Los Angeles, as Davis shows, shares many of the same vices. It has only a third of NYC's public park area per capita. It has the same distorted local government. The worst incorporated city must be Vernon, which has 48,000 workers, mostly Latinos in sweatshops, and an actual resident electorate of 90 people, who do not use their tax revenues to help their workers but the property developers who run the city almost as a private fief. Other areas show white electorates ignoring hispanic minorites. Meanwhile Davis discusses Los Angeles' would-be subway system, where the relatively affluent 6% of the ridership who use the proposed subway get 70% of public transit funds, while the poorer, darker majority who use the bus face fare increases and reduced service. Davis also goes to the "city" of Compton, where before it achieved a black majority the white city council spitefully ran it down and sowed the streets with salt. Compton's attempt to get a tax base by annexing industrial areas was thwarted and attempts to attract investment with tax breaks only attracted those who took the money and run. Now the black council selfishly protects its own privileges over those of the increasing Hispanic population. Best of all is the chapter "Who Killed L.A." which discusses the systematic redistribution of income from the poorest inner cities to the wealthy suburbs. (The federal contribution to Los Angeles' budget fell from 18% to 2% from 1977 to 1985, while George Bush stuffed the 1992 riots aid package with a cut on luxury taxes on yachts, but vetoed it when it tried to remove the tax deduction on club dues.)

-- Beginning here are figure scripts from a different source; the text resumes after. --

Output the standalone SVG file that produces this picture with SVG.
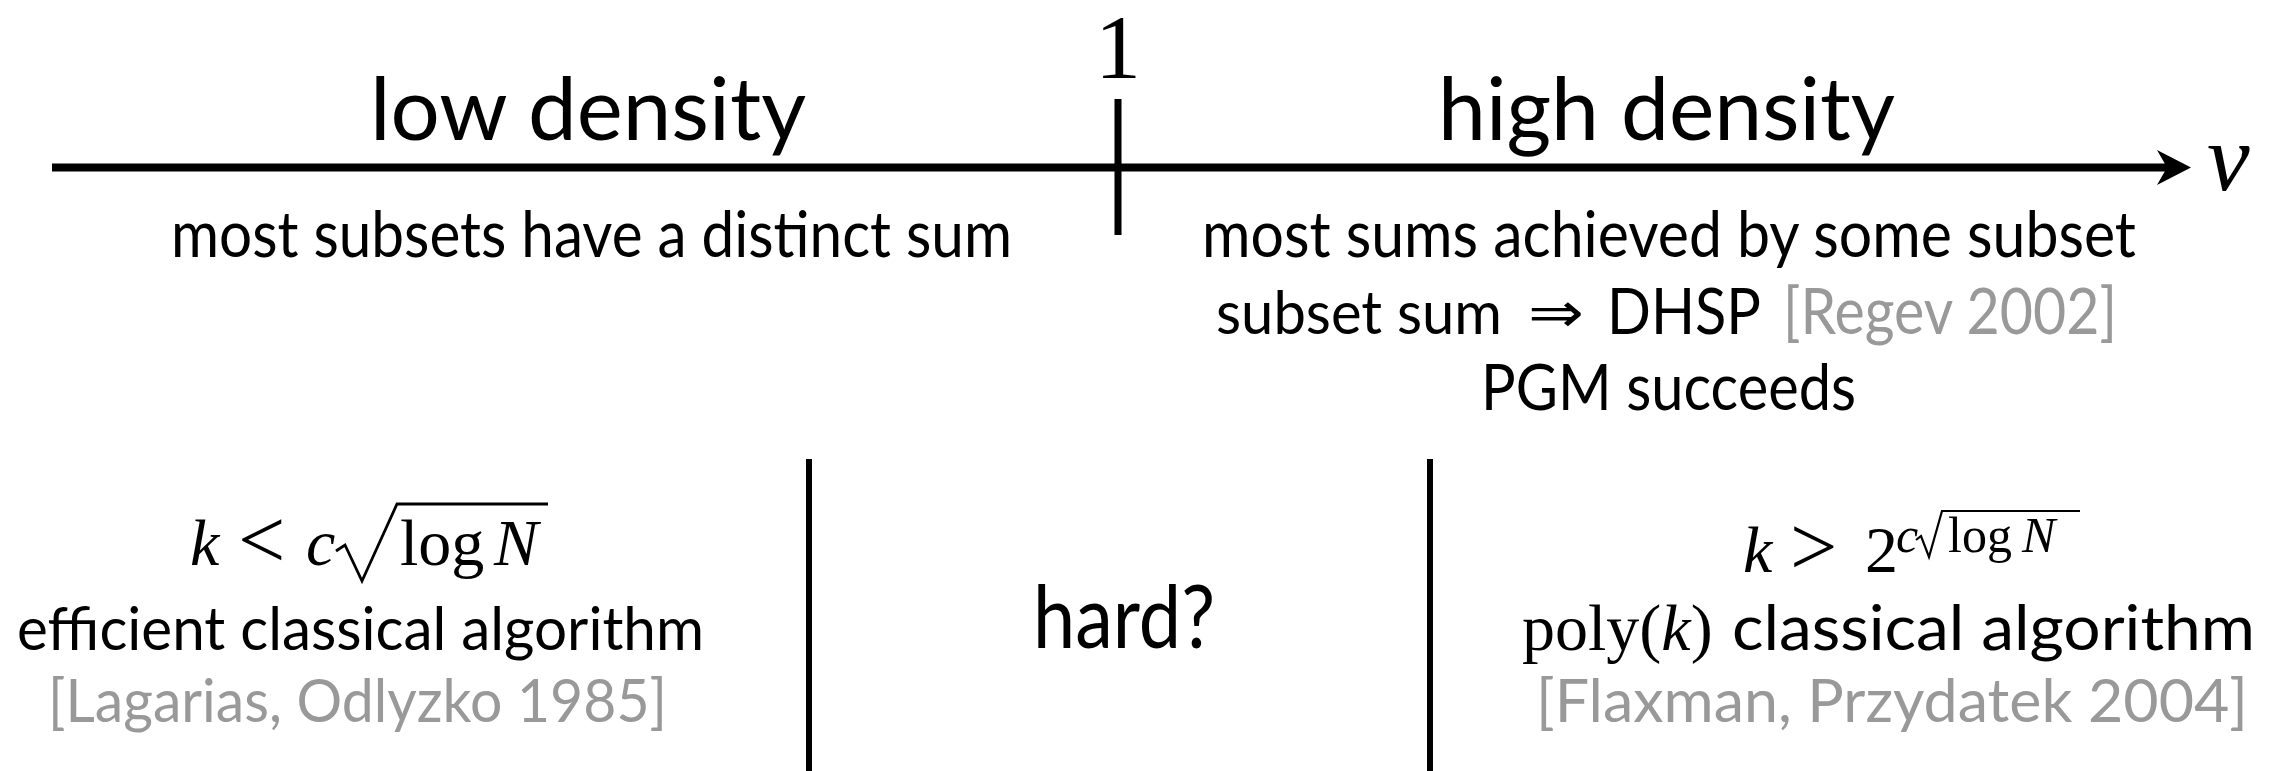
<svg xmlns="http://www.w3.org/2000/svg" width="2277" height="771" viewBox="0 0 2277 771">
<style>
.s{font-family:Lato,"Liberation Sans",sans-serif;fill:#000}
.big{font-size:88px}
.mid{font-size:64px}
.sm{font-size:60px}
.g{fill:#999}
.m{font-family:"Liberation Serif",serif;fill:#000}
.i{font-style:italic}
.ln{stroke:#000;fill:none}
</style>
<defs>
<marker id="ah" viewBox="0 0 34 35" refX="10" refY="17.5" markerWidth="34" markerHeight="35" markerUnits="userSpaceOnUse" orient="auto">
<path d="M0,0 L34,17.5 L0,35 L10,17.5 Z" fill="#000"/>
</marker>
</defs>
<rect width="2277" height="771" fill="#fff"/>
<g id="connectors">
<path class="ln" d="M52,167.5 H2167" stroke-width="8" marker-end="url(#ah)"/>
<path class="ln" d="M1118,99 V235" stroke-width="7"/>
<path class="ln" d="M809,459 V771" stroke-width="6"/>
<path class="ln" d="M1430,459 V771" stroke-width="6"/>
</g>
<g id="axis-labels">
<text class="m" x="1118" y="78" font-size="92" text-anchor="middle">1</text>
<text class="m i" x="2207" y="190" font-size="96">ν</text>
</g>
<g id="low-density">
<text class="s big" x="370" y="140" textLength="436" lengthAdjust="spacingAndGlyphs">low density</text>
<text class="s mid" x="171" y="257" textLength="841" lengthAdjust="spacingAndGlyphs">most subsets have a distinct sum</text>
</g>
<g id="high-density">
<text class="s big" x="1438" y="140" textLength="457" lengthAdjust="spacingAndGlyphs">high density</text>
<text class="s mid" x="1202" y="257" textLength="934" lengthAdjust="spacingAndGlyphs">most sums achieved by some subset</text>
<text class="s" x="1216" y="334" font-size="60" textLength="286" lengthAdjust="spacingAndGlyphs">subset sum</text>
<text x="1528" y="332" font-family="DejaVu Sans" font-size="56" textLength="56" lengthAdjust="spacingAndGlyphs">⇒</text>
<text class="s mid" x="1607" y="334" textLength="154" lengthAdjust="spacingAndGlyphs">DHSP</text>
<text class="s mid g" x="1783" y="334" textLength="334" lengthAdjust="spacingAndGlyphs">[Regev 2002]</text>
<text class="s mid" x="1481" y="410" textLength="375" lengthAdjust="spacingAndGlyphs">PGM succeeds</text>
</g>
<g id="low-regime">
<text class="m i" x="190" y="565" font-size="66">k</text>
<text class="m" x="238" y="568" font-size="84">&lt;</text>
<text class="m i" x="306" y="565" font-size="66">c</text>
<path class="ln" d="M336,551 L345,545 L362,581 L397,504 H548" stroke-width="2.8"/>
<text class="m" x="400" y="565" font-size="66">log</text>
<text class="m i" x="494" y="565" font-size="66">N</text>
<text class="s sm" x="17" y="650" textLength="687" lengthAdjust="spacingAndGlyphs">efficient classical algorithm</text>
<text class="s sm g" x="48" y="722" textLength="619" lengthAdjust="spacingAndGlyphs">[Lagarias, Odlyzko 1985]</text>
</g>
<g id="middle-regime">
<text class="s big" x="1033" y="648" textLength="182" lengthAdjust="spacingAndGlyphs">hard?</text>
</g>
<g id="high-regime">
<text class="m i" x="1743" y="572" font-size="66">k</text>
<text class="m" x="1790" y="575" font-size="84">&gt;</text>
<text class="m" x="1865" y="572" font-size="66">2</text>
<text class="m i" x="1896" y="552" font-size="50">c</text>
<path class="ln" d="M1916,540 L1921,536 L1929,557 L1942,511 H2080" stroke-width="2.2"/>
<text class="m" x="1948" y="552" font-size="50">log</text>
<text class="m i" x="2022" y="552" font-size="50">N</text>
<text class="m" x="1522" y="650" font-size="66">poly(<tspan class="i">k</tspan>)</text>
<text class="s" x="1732" y="650" font-size="62" textLength="523" lengthAdjust="spacingAndGlyphs">classical algorithm</text>
<text class="s sm g" x="1536" y="722" textLength="712" lengthAdjust="spacingAndGlyphs">[Flaxman, Przydatek 2004]</text>
</g>
</svg>
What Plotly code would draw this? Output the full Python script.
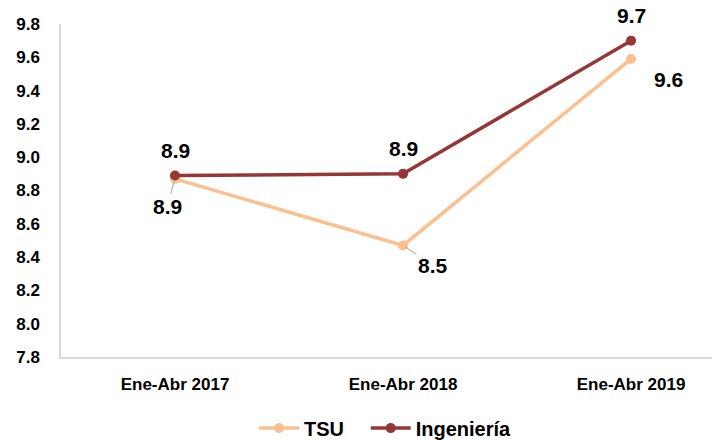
import plotly.graph_objects as go

categories = ["Ene-Abr 2017", "Ene-Abr 2018", "Ene-Abr 2019"]
tsu = [8.87, 8.47, 9.59]
ing = [8.89, 8.90, 9.70]
y_ticks = [7.8, 8.0, 8.2, 8.4, 8.6, 8.8, 9.0, 9.2, 9.4, 9.6, 9.8]

TSU_COLOR = "#FAC090"
ING_COLOR = "#953735"
FONT = "Liberation Sans"

fig = go.Figure()
fig.add_trace(go.Scatter(
    x=[0, 1, 2], y=tsu, mode="lines+markers", name="<b>TSU</b>   ",
    line=dict(color=TSU_COLOR, width=3.5),
    marker=dict(color=TSU_COLOR, size=10),
))
fig.add_trace(go.Scatter(
    x=[0, 1, 2], y=ing, mode="lines+markers", name="<b>Ingeniería</b>",
    line=dict(color=ING_COLOR, width=3.5),
    marker=dict(color=ING_COLOR, size=10),
))

lab_font = dict(family=FONT, size=21, color="#000000")
ann = []
# Ingeniería labels above points
for i, v in enumerate(ing):
    ann.append(dict(x=i, y=v, xref="x", yref="y", text=f"<b>{v:.1f}</b>",
                    showarrow=False, yshift=25, font=lab_font))
# TSU labels with leader lines
tsu_offsets = [(-8, 28, True), (30, 20, True), (37, 21, False)]
for i, (v, (dx, dy, arrow)) in enumerate(zip(tsu, tsu_offsets)):
    if arrow:
        ann.append(dict(x=i, y=v, xref="x", yref="y", text=f"<b>{v:.1f}</b>",
                        showarrow=True, arrowhead=0, arrowwidth=1,
                        arrowcolor="#A6A6A6", ax=dx, ay=dy, standoff=3,
                        font=lab_font))
    else:
        ann.append(dict(x=i, y=v, xref="x", yref="y", text=f"<b>{v:.1f}</b>",
                        showarrow=False, xshift=dx, yshift=-dy, font=lab_font))

fig.update_layout(
    width=714, height=440,
    margin=dict(l=61, r=2, t=24, b=83),
    paper_bgcolor="white", plot_bgcolor="white",
    font=dict(family=FONT, size=17, color="#000000"),
    showlegend=True,
    legend=dict(orientation="h", xref="container", x=0.54, xanchor="center",
                yref="container", y=0.027, yanchor="middle",
                font=dict(family=FONT, size=20, color="#000000"),
                itemwidth=40, tracegroupgap=0),
    annotations=ann,
    xaxis=dict(
        range=[-0.5, 2.355], tickmode="array", tickvals=[0, 1, 2],
        ticktext=[f"<b>{c}</b>" for c in categories],
        showgrid=False, zeroline=False, showline=True,
        linecolor="#D9D9D9", linewidth=1.5, ticks="",
        tickfont=dict(family=FONT, size=17, color="#000000"),
        ticklabelstandoff=11, automargin=False,
    ),
    yaxis=dict(
        range=[7.8, 9.8], tickmode="array", tickvals=y_ticks,
        ticktext=[f"<b>{t:.1f}</b>" for t in y_ticks],
        showgrid=False, zeroline=False, showline=True,
        linecolor="#D9D9D9", linewidth=1.5, ticks="",
        tickfont=dict(family=FONT, size=17, color="#000000"),
        ticklabelstandoff=16, automargin=False,
    ),
)

fig.write_html("out.html", config={"displayModeBar": False},
               post_script="document.body.style.margin='0';document.body.style.overflow='hidden';")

The final chapter discusses ecological crisis as global warning leads to increasingly erratic weather, while the spread of the market and corporate pressures leads to deforestation in Vietnam, ecological degradation in China and the extinction of the Grand Bank fisheries. The book could use more updates, and there are a number of annoying printing errors and misprints (most obvious, Alexandra Richie's name is mispelled as Alexander). But Dead Cities is a valuable work that produces an acerbic outlook in an intellectual world that is complacent beyond belief.